Continuing the answer to John Holbo's questions. Repeating myself in some new ways.

Modern liberalism begins in universalism, treating various people's interests as equal or equivalent. But the global view of individuals as actors has given us an asocial model of morality:

"If her interests have the same value as his, then my interests must have the same value as yours."

The objective logic of self-other symmetry means that for the first time in history self-interest has officially been given moral weight: "officially" because in daily life it's still assumed that generosity outweighs selfishness. The experts however now have been divided from the folk; and they're left with the trolley problem.

Here is the divide between the arts and humanities, and the sciences, (and the modern social sciences); between "Continental" and "Analytic" philosophy; between the practical (humanist) liberalism of the Renaissance and ideological (idealist) liberalism of the Enlightenment.

The old theological morality placed us under a higher authority to whom all owed obeisance. This had the force of law and grounded our obligations to each other. The latter were often informal: self-interest was seen in general terms as a given not a value. Those who rose above it could be called exemplary but those who didn't were far from alone.
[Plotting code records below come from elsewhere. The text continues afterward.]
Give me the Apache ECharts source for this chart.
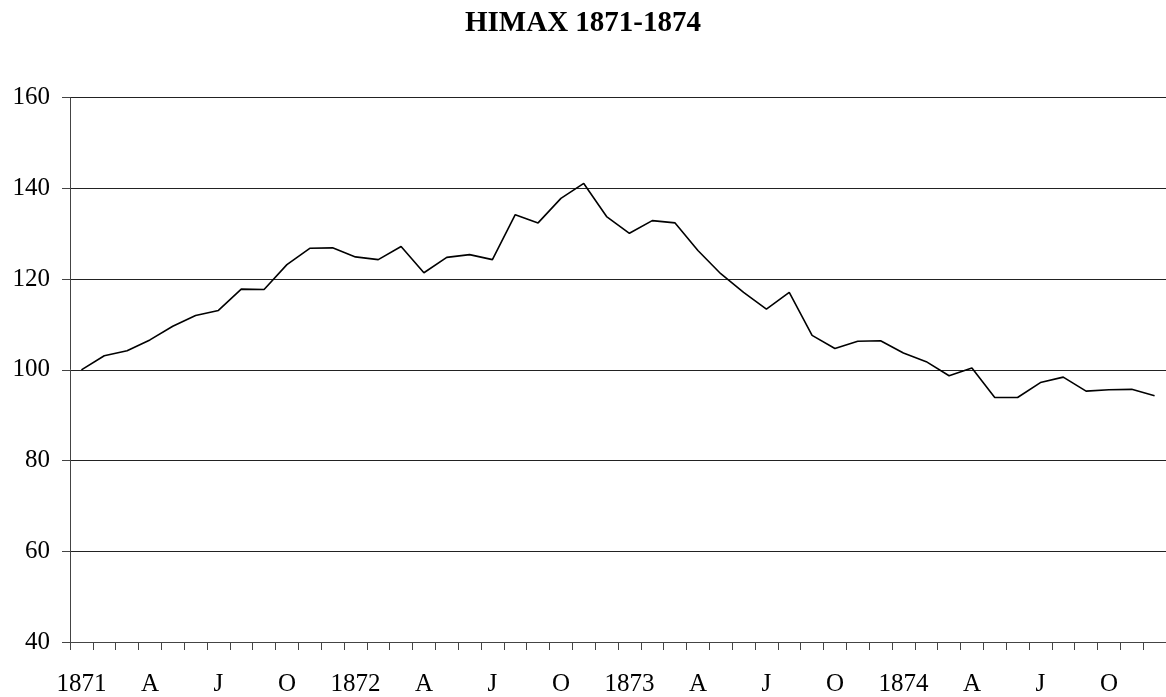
<!DOCTYPE html>
<html>
<head>
<meta charset="utf-8">
<script src="https://cdn.jsdelivr.net/npm/echarts@6/dist/echarts.min.js"></script>
<style>
html,body{margin:0;padding:0;background:#fff;}
#chart{width:1166px;height:697px;}
</style>
</head>
<body>
<div id="chart"></div>
<script>
var titleText = 'HIMAX 1871-1874';
var months = [];
var years = [1871, 1872, 1873, 1874];
for (var yi = 0; yi < years.length; yi++) {
  for (var m = 1; m <= 12; m++) months.push(years[yi] + '-' + (m < 10 ? '0' + m : m));
}
var xTickLabels = ['1871','A','J','O','1872','A','J','O','1873','A','J','O','1874','A','J','O'];
var yTicks = [40, 60, 80, 100, 120, 140, 160];
var himax = [
  100.0, 103.1, 104.2, 106.6, 109.6, 112.0, 113.1, 117.8, 117.7, 123.2, 126.8, 126.9,
  124.9, 124.3, 127.2, 121.4, 124.8, 125.4, 124.3, 134.2, 132.4, 137.8, 141.1, 133.8,
  130.1, 132.9, 132.4, 126.3, 121.2, 117.1, 113.4, 117.1, 107.6, 104.7, 106.3, 106.4,
  103.7, 101.8, 98.7, 100.4, 93.9, 93.9, 97.2, 98.4, 95.3, 95.6, 95.7, 94.3
];

var chart = echarts.init(document.getElementById('chart'), null, {renderer: 'canvas'});
chart.setOption({
  animation: false,
  backgroundColor: '#fff',
  title: {
    text: titleText,
    left: 'center',
    top: 4,
    textStyle: {fontFamily: 'Liberation Serif', fontWeight: 'bold', fontSize: 29, color: '#000'}
  },
  grid: {left: 70, top: 97.7, width: 1104, height: 548.6, containLabel: false},
  xAxis: {
    type: 'category',
    data: months,
    boundaryGap: true,
    axisLine: {lineStyle: {color: '#444', width: 1}},
    axisTick: {show: true, interval: 0, length: 8, lineStyle: {color: '#444'}},
    axisLabel: {
      interval: 0,
      margin: 30,
      fontFamily: 'Liberation Serif',
      fontSize: 25,
      color: '#000',
      formatter: function (v, i) { return i % 3 === 0 ? xTickLabels[i / 3] : ''; }
    },
    splitLine: {show: false}
  },
  yAxis: {
    type: 'value',
    min: yTicks[0],
    max: yTicks[yTicks.length - 1],
    interval: 20,
    axisLine: {show: true, lineStyle: {color: '#444', width: 1}},
    axisTick: {show: true, length: 8, lineStyle: {color: '#444'}},
    axisLabel: {margin: 20, fontFamily: 'Liberation Serif', fontSize: 25, color: '#000'},
    splitLine: {show: true, lineStyle: {color: '#222', width: 1}}
  },
  series: [{
    type: 'line',
    data: himax,
    showSymbol: false,
    symbol: 'none',
    lineStyle: {color: '#000', width: 1.6},
    itemStyle: {color: '#000'}
  }]
});
</script>
</body>
</html>
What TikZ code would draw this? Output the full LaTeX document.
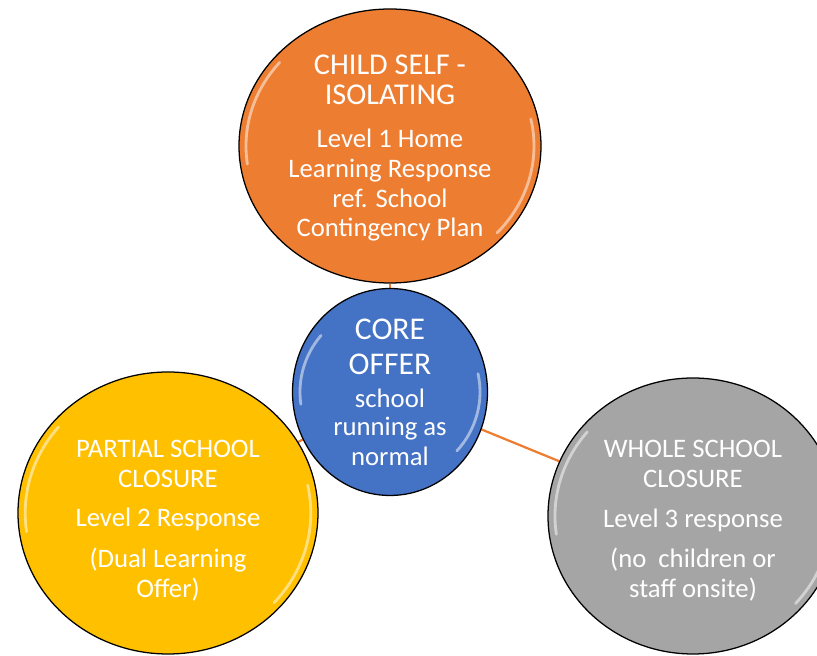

Contemporary academic philosophy - metaphysics analogizing science- says self and other objectively are equal, so all we need are rules and laws to constrain us and our desires. But rule-breaking has consequences that obligation-breaking doesn't, and by focusing only on rules our understanding of and comfort with more flexible obligations begins to fade. The moral imbalance favoring selflessness is lost, and people, unwilling or unable to face difficult moral decisions, are forced towards an illusory simplicity and certainty.  The result is a rise in arguments from fantasy and wish-fulfillment. We end up with masters of exemplary ideas who by their own admission live mediocre lives.  As I've said before: "Marking to the mean puts downward pressure on the mean," while liberal idealism idealizes the result.  We have "neo" liberalism and "liberal" ethnic nationalists, as many Zionists define themselves; liberals who call for the return of the whipping post; and loudly self-designating liberal political philosophers who live by choice under authoritarian governments about whom they choose to stay silent.

We tend towards self-interest in our beliefs as in other things. When self-designation carries more weight than our appearance in the eyes of others, others are discounted. Self-designation is now the rule of the day.


"If her interests have the same value as his, then my interests must have the same value as yours."
That and the paragraph below it are good.